Pacers say Paul George has concussion; status for Game 3 in question

Pacers say Paul George has concussion; status for Game 3 in question

Indiana Pacers guard Paul George has been diagnosed with a concussion, raising questions about his availability for Game 3 of the Eastern Conference finals.

For George to play in Saturday's Game 3 against the Miami Heat, he must complete the NBA's concussion return-to-participation protocol.

George was hurt when Heat guard Dwyane Wade kneed him in the back of the head midway through the fourth quarter of the Pacers' 87-83 Game 2 loss on Tuesday. George stayed in the game, but said afterward that he "blacked out as soon as [the hit] happened."

According to the league's concussion policy, any player diagnosed with a concussion must be held out of all activity "until he is symptom-free at rest and until he has no appreciable difference from his baseline neurological exam and his baseline score on the computerized cognitive assessment test." The player also must complete the league's return-to-participation protocol.

The protocol involves several steps of increasing exertion, "from a stationary bike, to jogging, to agility work, to non-contact team drills." A player must be symptom-free to move to each step.

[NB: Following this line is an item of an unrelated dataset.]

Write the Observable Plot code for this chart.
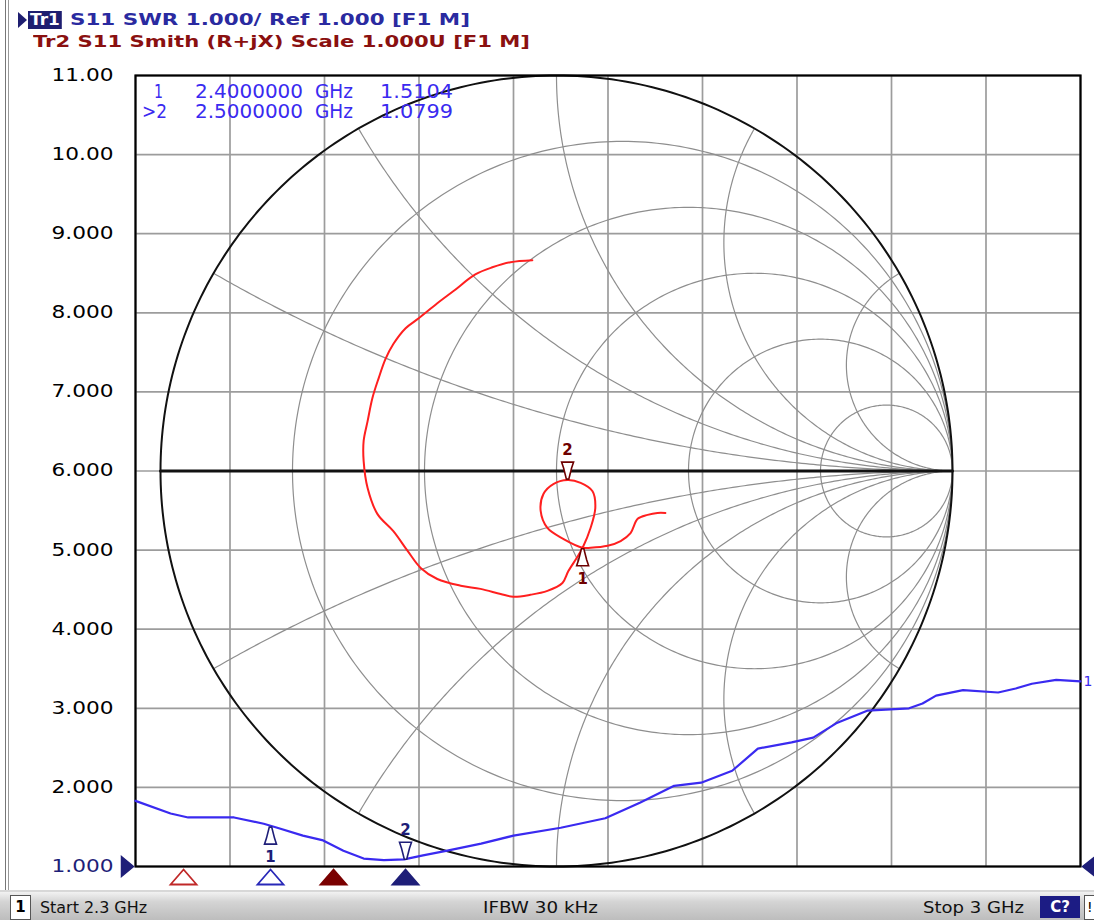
<!DOCTYPE html>
<html><head><meta charset="utf-8">
<script src="https://cdn.jsdelivr.net/npm/d3@7"></script>
<script src="https://cdn.jsdelivr.net/npm/@observablehq/plot@0.6"></script>
<style>
body{margin:0;background:#fff;font-family:"DejaVu Sans",sans-serif;}
#wrap{position:relative;width:1094px;height:920px;overflow:hidden;background:#fff;}
#chart{position:absolute;left:0;top:0;}
.abs{position:absolute;white-space:pre;transform-origin:left top;}
.hdr{font-weight:bold;font-size:16px;line-height:18px;}
.ro{font-size:19px;line-height:20px;color:#3a2af0;}
.sb{font-size:15px;line-height:18px;color:#111;}
</style></head><body>
<div id="wrap">
  <div id="chart"></div>
  <div class="abs" style="left:5px;top:0;width:1px;height:893px;background:#777"></div>
  <div class="abs" style="left:8px;top:0;width:1px;height:893px;background:#999"></div>
  <div class="abs" style="left:18px;top:12px;width:0;height:0;border-top:8px solid transparent;border-bottom:8px solid transparent;border-left:9px solid #1e1e70"></div>
  <div class="abs hdr" id="tr1box" style="left:28px;top:11px;background:#1e1e70;color:#fff;padding:0 2px">Tr1</div>
  <div class="abs hdr" id="h1" style="left:70px;top:11px;color:#2a2aa0"></div>
  <div class="abs hdr" id="h2" style="left:33px;top:33px;color:#8a1010"></div>
  <div id="readout"></div>
  <div class="abs" style="left:0;top:890px;width:1094px;height:2px;background:#d8d8d8"></div>
  <div class="abs" style="left:0;top:892px;width:1094px;height:28px;background:linear-gradient(to bottom,#f2f2f2 0%,#d4d4d4 35%,#bdbdbd 100%)"></div>
  <div class="abs" style="left:10px;top:895px;width:19px;height:23px;background:#fff;border:1px solid #555;font-size:15px;font-weight:bold;text-align:center;line-height:23px">1</div>
  <div class="abs sb" id="sStart" style="left:40px;top:899px"></div>
  <div class="abs sb" id="sIfbw" style="left:483px;top:899px"></div>
  <div class="abs sb" id="sStop" style="left:923px;top:899px"></div>
  <div class="abs" style="left:1040px;top:896px;width:40px;height:22px;background:#1c1c84;color:#fff;font-size:15px;font-weight:bold;text-align:center;line-height:22px">C?</div>
  <div class="abs" style="left:1084px;top:895px;width:12px;height:23px;background:#fff;border:1px solid #555;font-size:14px;line-height:23px;padding-left:2px">!</div>
</div>
<script>
// ---------------- data ----------------
const headerTr1 = "S11 SWR 1.000/ Ref 1.000 [F1 M]";
const headerTr2 = "Tr2 S11 Smith (R+jX) Scale 1.000U [F1 M]";
const statusStart = "Start 2.3 GHz";
const statusIfbw = "IFBW 30 kHz";
const statusStop = "Stop 3 GHz";

const freqDomainGHz = [2.3, 3.0];
const xGridGHz = [2.3, 2.37, 2.44, 2.51, 2.58, 2.65, 2.72, 2.79, 2.86, 2.93, 3.0];
const yTicks = [1, 2, 3, 4, 5, 6, 7, 8, 9, 10, 11];
const yTickLabels = ["1.000", "2.000", "3.000", "4.000", "5.000", "6.000", "7.000", "8.000", "9.000", "10.00", "11.00"];

// Tr1: SWR vs frequency
const swrFreqGHz = [2.300, 2.326, 2.339, 2.373, 2.395, 2.405, 2.424, 2.439, 2.454, 2.469, 2.484, 2.499, 2.513, 2.531, 2.556, 2.580, 2.615, 2.648, 2.674, 2.699, 2.719, 2.742, 2.761, 2.786, 2.802, 2.819, 2.842, 2.873, 2.883, 2.893, 2.913, 2.939, 2.952, 2.964, 2.982, 3.000];
const swrValues  = [1.83, 1.67, 1.62, 1.62, 1.54, 1.49, 1.39, 1.33, 1.20, 1.10, 1.08, 1.09, 1.14, 1.20, 1.29, 1.39, 1.49, 1.61, 1.81, 2.02, 2.06, 2.21, 2.49, 2.57, 2.63, 2.81, 2.97, 3.00, 3.06, 3.16, 3.23, 3.20, 3.25, 3.31, 3.36, 3.34];

// Tr2: S11 reflection coefficient (real, imaginary)
const s11Re = [0.275, 0.255, 0.230, 0.205, 0.187, 0.162, 0.129, 0.086, 0.066, 0.018, -0.023, -0.040, -0.033, -0.008, 0.028, 0.061, 0.091, 0.098, 0.086, 0.066, 0.053, 0.030, 0.015, -0.023, -0.066, -0.109, -0.141, -0.192, -0.242, -0.301, -0.343, -0.376, -0.412, -0.452, -0.477, -0.487, -0.487, -0.477, -0.465, -0.449, -0.432, -0.412, -0.381, -0.348, -0.301, -0.260, -0.205, -0.162, -0.116, -0.061];
const s11Im = [-0.106, -0.106, -0.111, -0.121, -0.157, -0.177, -0.189, -0.194, -0.194, -0.172, -0.144, -0.101, -0.058, -0.033, -0.023, -0.030, -0.051, -0.093, -0.144, -0.194, -0.217, -0.253, -0.283, -0.303, -0.313, -0.318, -0.311, -0.298, -0.290, -0.273, -0.245, -0.202, -0.152, -0.109, -0.043, 0.025, 0.076, 0.126, 0.184, 0.235, 0.283, 0.321, 0.361, 0.386, 0.424, 0.455, 0.497, 0.515, 0.528, 0.533];

// markers
const markerLabels = ["1", "2"];
const markerFreqGHz = [2.4, 2.5];
const markerSwr = [1.5104, 1.0799];
const markerFreqText = ["2.4000000", "2.5000000"];
const markerValText = ["1.5104", "1.0799"];
const markerS11Re = [0.066, 0.028];
const markerS11Im = [-0.194, -0.023];
const tr2IndicatorGHz = [2.3356, 2.4467];
const tr1IndicatorGHz = [2.4, 2.5];

// Smith grid definition
const smithR = [0.2, 0.5, 1, 2, 5];
const smithXAnglesDeg = [30, 60, 90, 120, 150];

// ---------------- layout constants ----------------
const SMITH_CX = 2.3 + 0.7 * (421 / 945), SMITH_RX = 0.7 * (396 / 945);
const SMITH_CY = 6, SMITH_RY = 5;
const navy = "#1e1e78", blue = "#3a2af0", red = "#ff1f1f", darkRed = "#6e0000";
const smithPt = (re, im) => ({x: SMITH_CX + re * SMITH_RX, y: SMITH_CY + im * SMITH_RY});

// Smith grid geometry
const gridLines = [];
smithR.forEach(r => {
  const c = r / (1 + r), rad = 1 / (1 + r);
  for (let k = 0; k <= 360; k++) {
    const t = 2 * Math.PI * k / 360;
    gridLines.push({id: "r" + r, ...smithPt(c + rad * Math.cos(t), rad * Math.sin(t))});
  }
});
smithXAnglesDeg.forEach(a => {
  const th = a * Math.PI / 180, rho = Math.tan(th / 2);
  let p0 = Math.atan2(Math.sin(th) - rho, Math.cos(th) - 1);
  if (p0 < 0) p0 += 2 * Math.PI;
  const p1 = 1.5 * Math.PI;
  [1, -1].forEach(s => {
    for (let k = 0; k <= 200; k++) {
      const p = p0 + (p1 - p0) * k / 200;
      gridLines.push({id: "x" + a + "_" + s, ...smithPt(1 + rho * Math.cos(p), s * (rho + rho * Math.sin(p)))});
    }
  });
});
const outer = d3.range(0, 361).map(k => smithPt(Math.cos(k * Math.PI / 180), Math.sin(k * Math.PI / 180)));
const realAxis = [smithPt(-1, 0), smithPt(1, 0)];

const swrData = swrFreqGHz.map((f, i) => ({f, swr: swrValues[i]}));
const s11Data = s11Re.map((re, i) => smithPt(re, s11Im[i]));
const blueMarkers = markerFreqGHz.map((f, i) => ({f, swr: markerSwr[i], label: markerLabels[i]}));
const redMarkers = markerS11Re.map((re, i) => ({...smithPt(re, markerS11Im[i]), label: markerLabels[i]}));
const indicators = [
  {f: tr2IndicatorGHz[0], stroke: "#c02828", fill: "white"},
  {f: tr1IndicatorGHz[0], stroke: "#2828b8", fill: "white"},
  {f: tr2IndicatorGHz[1], stroke: "#7a0000", fill: "#7a0000"},
  {f: tr1IndicatorGHz[1], stroke: navy, fill: navy}
];

// custom symbols
const flatTri = {draw(c) { c.moveTo(0, -8); c.lineTo(13, 7); c.lineTo(-13, 7); c.closePath(); }};
const bellUp = {draw(c) { c.moveTo(-1.2, 1); c.lineTo(1.2, 1); c.lineTo(4, 12); c.lineTo(6, 18); c.lineTo(-6, 18); c.lineTo(-4, 12); c.closePath(); }};
const bellDown = {draw(c) { c.moveTo(-1.2, -1); c.lineTo(1.2, -1); c.lineTo(4, -12); c.lineTo(6, -18); c.lineTo(-6, -18); c.lineTo(-4, -12); c.closePath(); }};
const ptrRight = {draw(c) { c.moveTo(-2, 0); c.lineTo(-14, -10); c.lineTo(-14, 10); c.closePath(); }};
const ptrLeft = {draw(c) { c.moveTo(2, 0); c.lineTo(16, -11); c.lineTo(16, 11); c.closePath(); }};

const plot = Plot.plot({
  width: 1094, height: 890,
  marginLeft: 135, marginRight: 14, marginTop: 75, marginBottom: 24,
  x: {domain: freqDomainGHz, axis: null},
  y: {domain: [yTicks[0], yTicks[yTicks.length - 1]], axis: null},
  color: {type: "identity"},
  style: {background: "transparent", fontFamily: "DejaVu Sans", color: "black", overflow: "visible"},
  marks: [
    Plot.ruleX(xGridGHz, {stroke: "#9c9c9c", strokeWidth: 1.7}),
    Plot.ruleY(yTicks, {stroke: "#9c9c9c", strokeWidth: 1.7}),
    Plot.line(gridLines, {x: "x", y: "y", z: "id", stroke: "#8e8e8e", strokeWidth: 1.2}),
    Plot.line(outer, {x: "x", y: "y", stroke: "#111", strokeWidth: 2}),
    Plot.line(realAxis, {x: "x", y: "y", stroke: "#111", strokeWidth: 3}),
    Plot.frame({stroke: "#000", strokeWidth: 2.2}),
    Plot.axisY({ticks: yTicks, tickFormat: d => yTickLabels[yTicks.indexOf(d)], tickSize: 0, tickPadding: 22, fontSize: 17, fill: "black"}),
    Plot.line(s11Data, {x: "x", y: "y", stroke: red, strokeWidth: 2, curve: "catmull-rom"}),
    Plot.line(swrData, {x: "f", y: "swr", stroke: blue, strokeWidth: 2.2}),
    // marker glyphs on traces
    Plot.dot([blueMarkers[0]], {x: "f", y: "swr", symbol: bellUp, r: 5, stroke: navy, fill: "white", strokeWidth: 1.6}),
    Plot.text([blueMarkers[0]], {x: "f", y: "swr", text: "label", dy: 31, fill: navy, fontSize: 15, fontWeight: "bold"}),
    Plot.dot([blueMarkers[1]], {x: "f", y: "swr", symbol: bellDown, r: 5, stroke: navy, fill: "white", strokeWidth: 1.6}),
    Plot.text([blueMarkers[1]], {x: "f", y: "swr", text: "label", dy: -30, fill: navy, fontSize: 15, fontWeight: "bold"}),
    Plot.dot([redMarkers[0]], {x: "x", y: "y", symbol: bellUp, r: 5, stroke: darkRed, fill: "white", strokeWidth: 1.6}),
    Plot.text([redMarkers[0]], {x: "x", y: "y", text: "label", dy: 31, fill: darkRed, fontSize: 15, fontWeight: "bold"}),
    Plot.dot([redMarkers[1]], {x: "x", y: "y", symbol: bellDown, r: 5, stroke: darkRed, fill: "white", strokeWidth: 1.6}),
    Plot.text([redMarkers[1]], {x: "x", y: "y", text: "label", dy: -30, fill: darkRed, fontSize: 15, fontWeight: "bold"}),
    // trace end label
    Plot.text([swrData[swrData.length - 1]], {x: "f", y: "swr", text: () => "1", dx: 3, textAnchor: "start", fill: blue, fontSize: 14}),
    // marker indicators below the grid
    Plot.dot(indicators, {x: "f", frameAnchor: "bottom", dy: 11, symbol: flatTri, r: 5, stroke: "stroke", fill: "fill", strokeWidth: 1.8}),
    Plot.dot([0], {frameAnchor: "bottom-left", symbol: ptrRight, r: 5, fill: navy, stroke: navy}),
    Plot.dot([0], {frameAnchor: "bottom-right", symbol: ptrLeft, r: 5, fill: navy, stroke: navy})
  ]
});
document.getElementById("chart").appendChild(plot);

// style y tick labels
d3.select(plot).selectAll('g[aria-label="y-axis tick label"] text').each(function() {
  const t = d3.select(this);
  t.attr("textLength", 62).attr("lengthAdjust", "spacingAndGlyphs");
  if (t.text() === "1.000") t.attr("fill", navy);
});

// header / status / readout text
document.getElementById("h1").textContent = headerTr1;
document.getElementById("h2").textContent = headerTr2;
document.getElementById("sStart").textContent = statusStart;
document.getElementById("sIfbw").textContent = statusIfbw;
document.getElementById("sStop").textContent = statusStop;

const ro = document.getElementById("readout");
const roCols = [
  {vals: [" " + markerLabels[0], ">" + markerLabels[1]], left: [154, 142], w: [9, 25]},
  {vals: markerFreqText, left: [195, 195], w: [108, 108]},
  {vals: ["GHz", "GHz"], left: [315, 315], w: [38, 38]},
  {vals: markerValText, left: [380, 380], w: [73, 73]}
];
const roTops = [81, 101];
const fits = [];
roCols.forEach(col => col.vals.forEach((v, i) => {
  const s = document.createElement("div");
  s.className = "abs ro";
  s.style.left = col.left[i] + "px";
  s.style.top = roTops[i] + "px";
  s.textContent = v.trim();
  ro.appendChild(s);
  fits.push([s, col.w[i]]);
}));
fits.push([document.getElementById("h1"), 400]);
fits.push([document.getElementById("h2"), 497]);
fits.push([document.getElementById("tr1box"), 34]);
fits.push([document.getElementById("sStart"), 107]);
fits.push([document.getElementById("sIfbw"), 115]);
fits.push([document.getElementById("sStop"), 101]);
function doFit() {
  fits.forEach(([el, w]) => {
    el.style.transform = "none";
    const r = el.getBoundingClientRect().width;
    if (r > 0) el.style.transform = `scaleX(${w / r})`;
  });
}
doFit();
if (document.fonts && document.fonts.ready) document.fonts.ready.then(doFit);
</script>
</body></html>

According to the NBA, "if a player is not symptom-free after a step, he stops until he is symptom-free and begins again at the previous step of the protocol."

The league does not have a timeframe to complete the protocol. The decision on whether George can return will be decided by the Pacers' team physician, who must discuss the decision and George's progress in the protocol with Dr. Jeffrey Kutcher, director of the NBA's concussion program.

Kutcher said the Pacers' medical staff followed the correct procedures after the injury, even though George returned to the game. Both Kutcher and the Pacers said there was no evidence of a concussion during the game.

"This case illustrates that concussion evaluation is an ongoing process and manifestations of the injury may not always present immediately," Kutcher said.

The Pacers said in a statement that immediately after George collided with Wade he exhibited no symptoms of a concussion and denied dizziness, nausea and issues with his vision in response to questions from the Pacers medical staff. George, the Pacers said, was active and aware of his surroundings.

The Pacers said George first mentioned that he "blacked out" when speaking to reporters after the game. The Pacers then conducted the NBA-mandated concussion assessment, which did not reveal any active symptoms of concussion. The team decided to take George to see a neurologist on Wednesday. He was diagnosed with a concussion after further testing and evaluation.

George is averaging 21.5 points, 8.1 rebounds and 4.1 assists in the playoffs. The Pacers and Heat are tied 1-1 in the East finals.